Michael Gove’s first task on getting his feet under his desk at 102 Petty France was to show the door to the non-executive directors installed at the Ministry of Justice under the government’s scheme to inject a bit of private sector spirit into Whitehall.

A new board under businessman Sir Theodore Agnew, who worked with Gove at the Department for Education, will be in place by the end of the month.

If one indicator from the Grayling years is any guide, the board will face an uphill struggle. Last week the business freesheet CityAM published the results of freedom of information requests showing that the MoJ had easily the largest number of sick days per member of staff of any Whitehall department. In 2013-2014. MoJ civil servants called in sick an average of 8.64 days a year, ahead of 7.84 at the Ministry of Defence and 4.89 at Gove’s old department, education.

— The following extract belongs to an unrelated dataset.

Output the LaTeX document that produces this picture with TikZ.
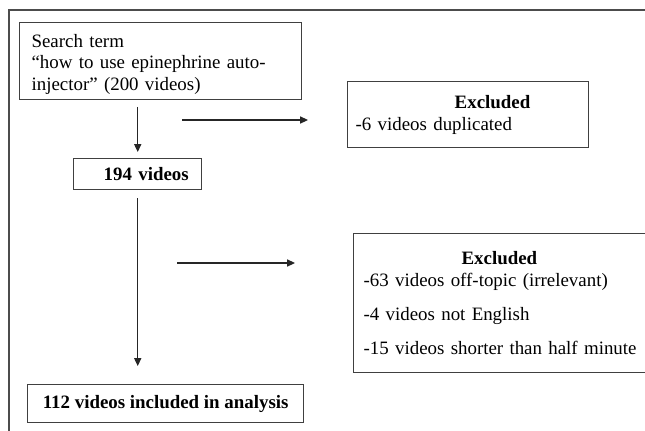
\documentclass[tikz,border=0pt]{standalone}
\usepackage{fontspec}
\setmainfont{Liberation Serif}
\usetikzlibrary{arrows.meta, positioning}

\begin{document}
\begin{tikzpicture}[
        x=0.635pt, y=-0.635pt,
        box/.style={rectangle, draw=black!75, line width=0.8pt, inner ysep=2pt, anchor=north west, font=\fontsize{12}{13.8}\selectfont},
        searchbox/.style={box, align=left, text width=163.8pt, inner xsep=7.6pt, inner ysep=3pt},
        countbox/.style={box, align=right, text width=64.8pt, inner xsep=8.3pt, minimum height=19.7pt, font=\fontsize{12}{13.8}\selectfont\bfseries},
        exclbox/.style={box, align=left},
        finalbox/.style={box, align=center, minimum width=175.3pt, minimum height=24.1pt, font=\fontsize{12}{13.8}\selectfont\bfseries},
        arrow/.style={-{Triangle[length=5pt, width=4.5pt]}, line width=0.8pt, draw=black!85},
        frame/.style={draw=black!70, line width=0.9pt}
    ]

    \useasboundingbox (0,0) rectangle (645,430);

    % Outer frame
    \draw[frame] (9,445) -- (9,10) -- (660,10);

    % Main column
    \node[searchbox] (search) at (19,22) {\rule{0pt}{12.6pt}Search term\\``how to use epinephrine auto-\\injector'' (200 videos)};
    \node[countbox] (videos194) at (73,158) {194 videos};
    \node[finalbox] (included) at (27,384) {112 videos included in analysis};

    % Exclusion boxes
    \node[exclbox, text width=142.9pt, inner xsep=5.1pt, minimum height=41.9pt] (dupl) at (347,81)
        {\hspace*{62.9pt}\textbf{Excluded}\\-6 videos duplicated};
    \node[exclbox, text width=182.2pt, inner xsep=6.35pt, minimum height=88.3pt] (offtopic) at (353,233)
        {\hspace*{62.2pt}\textbf{Excluded}\\-63 videos off-topic (irrelevant)\\[8pt]-4 videos not English\\[8pt]-15 videos shorter than half minute};

    % Side arrows
    \coordinate (duplstart) at (182,120);
    \coordinate (duplend) at (308,120);
    \coordinate (offstart) at (177,263);
    \coordinate (offend) at (295,263);

    % Arrows
    \draw[arrow, shorten <=4.4pt, shorten >=3.8pt] (videos194.north |- search.south) -- (videos194.north);
    \draw[arrow, shorten <=5pt, shorten >=11.4pt] (videos194.south) -- (videos194.south |- included.north);
    \draw[arrow] (duplstart) -- (duplend);
    \draw[arrow] (offstart) -- (offend);

\end{tikzpicture}
\end{document}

‘Mental health issues and stress were listed as the main causes,’ the newspaper reported.

Interestingly, the MoJ’s sister department, the Attorney General’s Office, is almost at the foot of the table, with just 1.72 sick days per employee. The only body to do better was the Department for International Development, whose central challenge is finding ways of spending the barrows of cash being wheeled its way under the government’s commitment to devote 0.7% of GDP to aid.

The secret of captaining a happy ship seems pretty obvious.